Ripple’s XRP price stays flat despite new bank deals and partner stablecoin launch

Ripple settled with JPMorgan, partnered with Deutsche Bank, and saw SBI launch a dollar stablecoin, but XRP’s price did not rise. XRP holders and traders are affected as these developments have not increased demand or value for the token.
Ripple signed a settlement with JPMorgan, secured a partnership with Deutsche Bank, and watched its close ally SBI launch a dollar stablecoin this month. XRP traders did not care.

The token has traded in a tight range over the past week, barely budging on any of the three headlines. Price action in the broader market has been subdued, but the gap between deal flow and XRP performance is now unusually wide.

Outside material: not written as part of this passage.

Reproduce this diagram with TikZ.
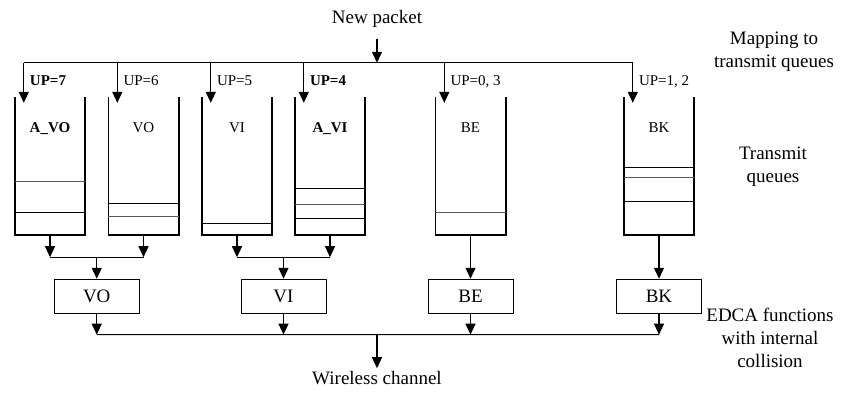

Let's run through the events. First, JPMorgan – Ripple resolved a legal dispute with the bank that had hung over its enterprise payment ambitions. The terms were not disclosed, but the settlement removed a direct counterparty risk. Next, Deutsche Bank agreed to use Ripple's technology for cross-border settlement, adding a top-tier European name to its client list. Then SBI, Ripple's long-time Japanese partner, launched RLUSD, a dollar-backed stablecoin built on the XRP Ledger.

None of it mattered for the token's spot price. XRP sits roughly where it did before the announcements.

This pattern is not new. Institutional adoption news from Ripple has repeatedly failed to ignite sustained buying. The reason may be structural: XRP's supply is heavily concentrated, and large holders often sell into rallies. The circulating supply also increases monthly from escrow releases – roughly 1 billion tokens unlocked each month from Ripple's escrow smart contract.

Some analysts argue that the RLUSD stablecoin actually competes with XRP as a payment rail. If corporates prefer RLUSD for its stable peg, XRP's utility as a bridge currency could shrink, not grow. Others point out that the JPMorgan settlement was a one-off legal cleanup and Deutsche Bank's integration will take months, if not years.

What is clear this week: the market wants to see revenue or transaction volume, not press releases.

The next concrete watch item is Ripple's Q2 operations update, expected in early July. The company usually publishes XRP sold and transaction fees generated on RippleNet. If those numbers show higher real usage, the price disconnect might start to close. If they disappoint, expect XRP to keep drifting – regardless of how many bank logos Ripple puts on a slide.